# Integral Test/Comparison Test

• Jan 27th 2009, 10:51 AM
Integral Test/Comparison Test
infinity over Sigma n=1 n^2/n^3 + 1 Use the integral test to see if the infinite series converges.

infinity over Sigma n=2 n^2+1/n^3.5-2 Use either the Comparison Test or the Limit Comparison Test to see if the infinite series converges.
• Jan 27th 2009, 10:58 AM
Krizalid
Quote:

infinity over Sigma n=1 n^2/n^3 + 1 Use the integral test to see if the infinite series converges.

Put $\displaystyle f(x)=\frac{{{x}^{3}}}{{{x}^{2}}+1},$ then $\displaystyle f$ is a positive, continuous and decreasing function for $\displaystyle x\ge2,$ hence, the integral test applies and the series will converge or diverge if $\displaystyle \int_{2}^{\infty }{\frac{{{x}^{3}}}{{{x}^{2}}+1}\,dx}$ does.

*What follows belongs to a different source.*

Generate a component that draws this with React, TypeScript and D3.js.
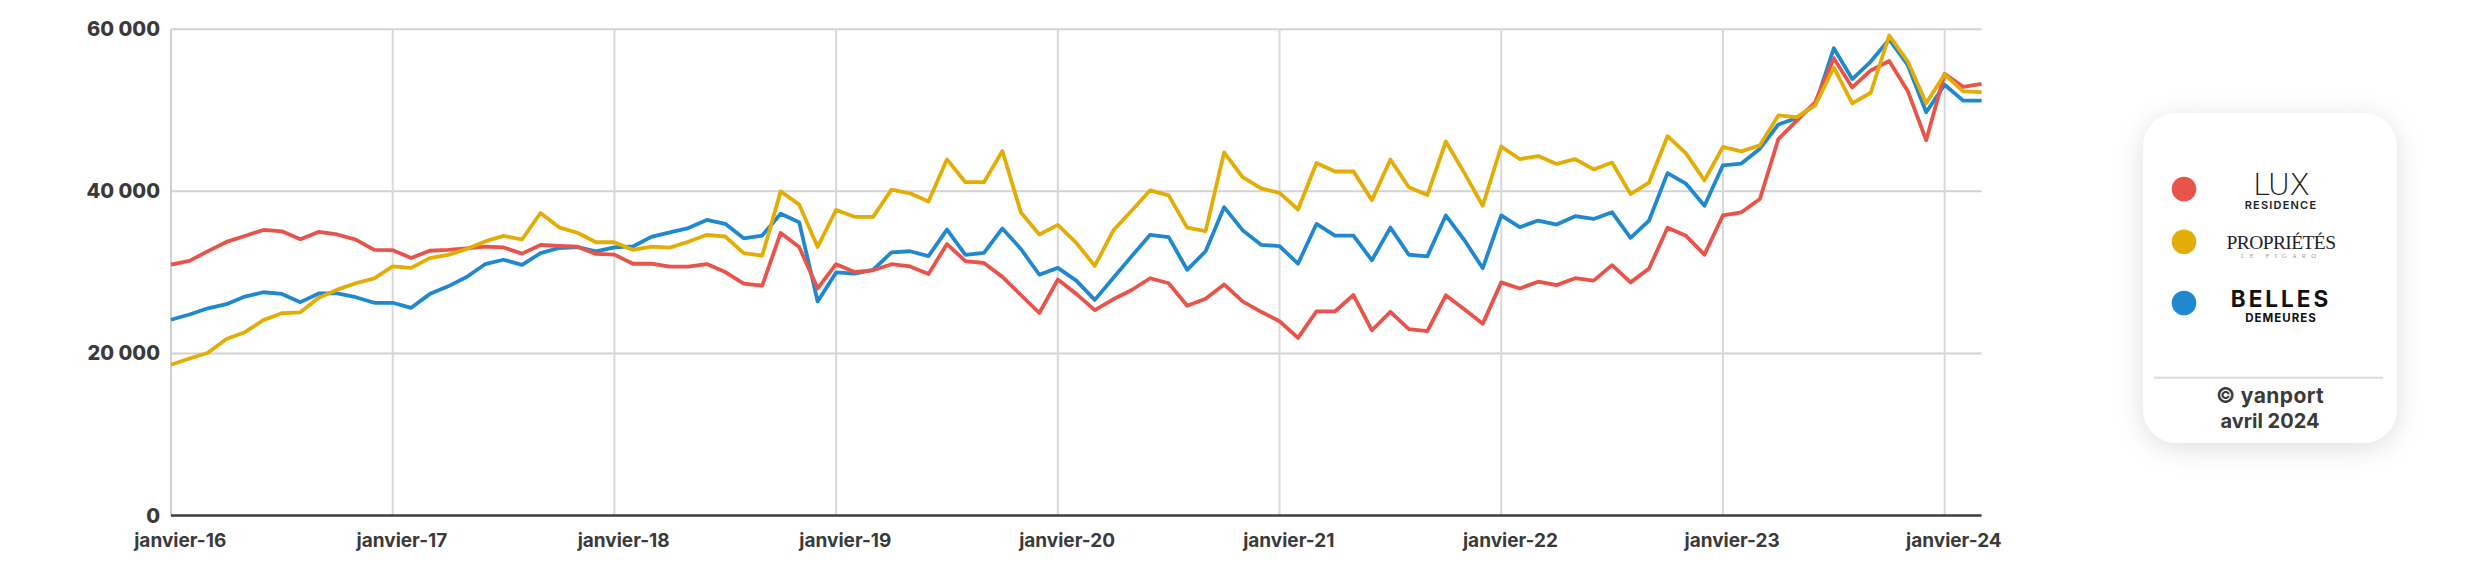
import React, { useEffect } from 'react';
import * as d3 from 'd3';

// ---------- DATA ----------
const startYear = 2016;
const monthCount = 99; // janvier-16 .. mars-24
const xTickYears = [2016, 2017, 2018, 2019, 2020, 2021, 2022, 2023, 2024];
const yTicks = [0, 20000, 40000, 60000];

const luxResidence = [
  30950, 31420, 32630, 33760, 34490, 35240, 35070, 34090, 35000, 34680, 34040, 32780,
  32740, 31780, 32670, 32780, 32970, 33170, 33080, 32320, 33390, 33260, 33170, 32280,
  32190, 31070, 31070, 30710, 30710, 31030, 30040, 28620, 28380, 34870, 33140, 28020,
  31010, 30050, 30260, 31010, 30730, 29800, 33490, 31400, 31160, 29450, 27210, 24990,
  29110, 27350, 25340, 26680, 27830, 29280, 28660, 25890, 26740, 28520, 26420, 25140,
  23970, 21920, 25180, 25180, 27210, 22860, 25140, 23000, 22750, 27170, 25460, 23650,
  28770, 28020, 28850, 28430, 29280, 28980, 30900, 28770, 30480, 35520, 34510, 32190,
  37050, 37420, 39060, 46450, 48730, 51020, 56420, 52830, 54920, 56080, 52400, 46320,
  54500, 52900, 53280,
];

const proprietes = [
  18600, 19380, 20090, 21770, 22620, 24110, 24960, 25070, 26880, 27870, 28660, 29260,
  30750, 30550, 31770, 32170, 32880, 33820, 34500, 34060, 37330, 35560, 34890, 33720,
  33720, 32780, 33170, 33060, 33780, 34640, 34430, 32380, 32080, 40000, 38370, 33140,
  37710, 36860, 36860, 40210, 39760, 38760, 43950, 41130, 41130, 44980, 37410, 34680,
  35860, 33650, 30800, 35170, 37630, 40130, 39510, 35520, 35090, 44820, 41750, 40360,
  39810, 37760, 43500, 42450, 42470, 38910, 43920, 40510, 39550, 46150, 42280, 38230,
  45530, 43990, 44360, 43390, 43990, 42710, 43560, 39660, 41090, 46810, 44680, 41360,
  45480, 44930, 45680, 49370, 49160, 50630, 55290, 50860, 52170, 59230, 56050, 50870,
  54450, 52340, 52250,
];

const bellesDemeures = [
  24160, 24800, 25570, 26080, 27020, 27550, 27340, 26330, 27400, 27400, 26940, 26250,
  26250, 25630, 27320, 28280, 29430, 31010, 31560, 30920, 32370, 33010, 33120, 32600,
  33080, 33200, 34380, 34930, 35470, 36470, 36000, 34200, 34550, 37240, 36200, 26420,
  30000, 29840, 30300, 32480, 32610, 32010, 35280, 32160, 32420, 35430, 32890, 29710,
  30560, 28980, 26610, 29300, 32010, 34640, 34360, 30320, 32610, 38050, 35210, 33400,
  33250, 31070, 35980, 34530, 34530, 31500, 35530, 32180, 31980, 37030, 34000, 30520,
  37030, 35580, 36400, 35900, 36930, 36600, 37420, 34270, 36400, 42250, 40950, 38230,
  43220, 43430, 45270, 48250, 49070, 50710, 57660, 53860, 56020, 58760, 55610, 49770,
  53160, 51200, 51200,
];

const seriesNames = ['Lux Residence', 'Propriétés Le Figaro', 'Belles Demeures'];
const seriesColors = ['#E8534A', '#E3AD06', '#1F88CF'];

// ---------- LAYOUT ----------
const W = 2481;
const H = 563;
const plot = { left: 171, right: 1981.6, top: 29.3, bottom: 515.5 };
const FONT = "Inter, 'Open Sans', sans-serif";

const months = d3.range(monthCount).map((i) => new Date(Date.UTC(startYear, i, 1)));
const monthKeys = months.map((d) => d3.utcFormat('%Y-%m')(d));

const x = d3.scalePoint<string>().domain(monthKeys).range([plot.left, plot.right]);
const y = d3.scaleLinear().domain([0, 60000]).range([plot.bottom, plot.top]);
const step = x.step();

const fr = d3.formatLocale({ decimal: ',', thousands: '\u00a0', grouping: [3], currency: ['', '€'] });
const fmt = fr.format(',');

const line = d3
  .line<number>()
  .x((_, i) => x(monthKeys[i]) as number)
  .y((v) => y(v));

export default function App() {
  useEffect(() => {
    document.body.style.margin = '0';
    document.body.style.overflow = 'hidden';
  }, []);

  const drawOrder = [2, 0, 1];
  const data = [luxResidence, proprietes, bellesDemeures];

  const legend = { x: 2143, y: 113, w: 254, h: 330, r: 34 };
  const logoCx = 2281;
  const dotCx = 2184;
  const dotYs = [189, 241.7, 303];

  return (
    <svg width={W} height={H} style={{ display: 'block', background: '#fff' }}>
      <defs>
        <filter id="shadow" x="-30%" y="-30%" width="160%" height="160%">
          <feDropShadow dx="0" dy="5" stdDeviation="13" floodColor="#000" floodOpacity="0.13" />
        </filter>
      </defs>

      {/* horizontal gridlines */}
      {yTicks.filter((t) => t > 0).map((t) => (
        <line key={'h' + t} x1={plot.left} x2={plot.right} y1={y(t)} y2={y(t)} stroke="#d3d3d3" strokeWidth={2} />
      ))}
      {/* vertical gridlines at each January */}
      {xTickYears.map((yr) => {
        const k = `${yr}-01`;
        const xx = x(k) as number;
        return (
          <line key={'v' + yr} x1={xx} x2={xx} y1={plot.top} y2={plot.bottom} stroke={yr === startYear ? '#cfcfcf' : '#d9d9d9'} strokeWidth={2} />
        );
      })}

      {/* series */}
      {drawOrder.map((si) => (
        <path
          key={seriesNames[si]}
          d={line(data[si]) || ''}
          fill="none"
          stroke={seriesColors[si]}
          strokeWidth={3.8}
          strokeLinejoin="round"
          strokeLinecap="butt"
        />
      ))}

      {/* bottom axis */}
      <line x1={plot.left} x2={plot.right} y1={plot.bottom} y2={plot.bottom} stroke="#3d3d3d" strokeWidth={2.5} />

      {/* y tick labels */}
      {yTicks.map((t) => (
        <text
          key={'yl' + t}
          x={160}
          y={y(t)}
          textAnchor="end"
          dominantBaseline="central"
          fontFamily={FONT}
          fontWeight={800}
          fontSize={20}
          fill="#3a3a3a"
        >
          {fmt(t)}
        </text>
      ))}

      {/* x tick labels */}
      {xTickYears.map((yr) => {
        const xx = (x(`${yr}-01`) as number) + step / 2;
        return (
          <text
            key={'xl' + yr}
            x={xx}
            y={547}
            textAnchor="middle"
            fontFamily={FONT}
            fontWeight={700}
            fontSize={19}
            fill="#3a3a3a"
          >
            {`janvier-${String(yr).slice(2)}`}
          </text>
        );
      })}

      {/* legend card */}
      <rect x={legend.x} y={legend.y} width={legend.w} height={legend.h} rx={legend.r} ry={legend.r} fill="#fff" filter="url(#shadow)" />
      {dotYs.map((cy, i) => (
        <circle key={'dot' + i} cx={dotCx} cy={cy} r={12.3} fill={seriesColors[i]} />
      ))}

      {/* Lux Residence logo */}
      <text x={logoCx} y={195} textAnchor="middle" fontFamily="'DejaVu Sans', sans-serif" fontWeight={200} fontSize={31} letterSpacing={-1} fill="#222">
        LUX
      </text>
      <text x={logoCx} y={209} textAnchor="middle" fontFamily={FONT} fontWeight={600} fontSize={11} letterSpacing={1.2} fill="#222">
        RESIDENCE
      </text>

      {/* Propriétés Le Figaro logo */}
      <text x={logoCx} y={249} textAnchor="middle" fontFamily="'Liberation Serif', serif" fontSize={19.5} letterSpacing={-0.6} fill="#222">
        PROPRIÉTÉS
      </text>
      <text x={logoCx} y={257.5} textAnchor="middle" fontFamily="'Liberation Serif', serif" fontSize={6.5} letterSpacing={5.2} fill="#999">
        LE FIGARO
      </text>

      {/* Belles Demeures logo */}
      <text x={logoCx} y={307} textAnchor="middle" fontFamily={FONT} fontWeight={700} fontSize={22.5} letterSpacing={3} fill="#111">
        BELLES
      </text>
      <text x={logoCx} y={321.5} textAnchor="middle" fontFamily={FONT} fontWeight={700} fontSize={11.5} letterSpacing={1} fill="#111">
        DEMEURES
      </text>

      {/* separator and credit */}
      <line x1={2154} x2={2383} y1={377.7} y2={377.7} stroke="#dcdcdc" strokeWidth={2} />
      <text x={2270} y={403} textAnchor="middle" fontFamily={FONT} fontWeight={700} fontSize={21} letterSpacing={0.4} fill="#3a3a3a">
        © yanport
      </text>
      <text x={2270} y={427.5} textAnchor="middle" fontFamily={FONT} fontWeight={700} fontSize={20} fill="#3a3a3a">
        avril 2024
      </text>
    </svg>
  );
}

Since $\displaystyle \frac{{{x}^{3}}}{{{x}^{2}}+1}\ge \frac{{{x}^{3}}}{{{x}^{2}}+{{x}^{2}}}=\frac{1}{2}x ,$ then the integral diverges, so does the series. (Actually, one can bound immediately the general term of the series rather than applying the integral test.)

-----

As for your second question, compare the series with $\displaystyle \sum\limits_{n=2}^{\infty }{\frac{1}{{{n}^{1,5}}}}$ which is a convergent $\displaystyle p-$series with $\displaystyle p=1,5>1.$

So, put $\displaystyle {{a}_{n}}=\frac{{{n}^{2}}+1}{{{n}^{3,5}}-2}$ and $\displaystyle {{b}_{n}}=\frac{1}{{{n}^{1,5}}},$ and observe that $\displaystyle \underset{n\to \infty }{\mathop{\lim }}\,\frac{{{a}_{n}}}{{{b}_{n}}}=1,$ so your series converges.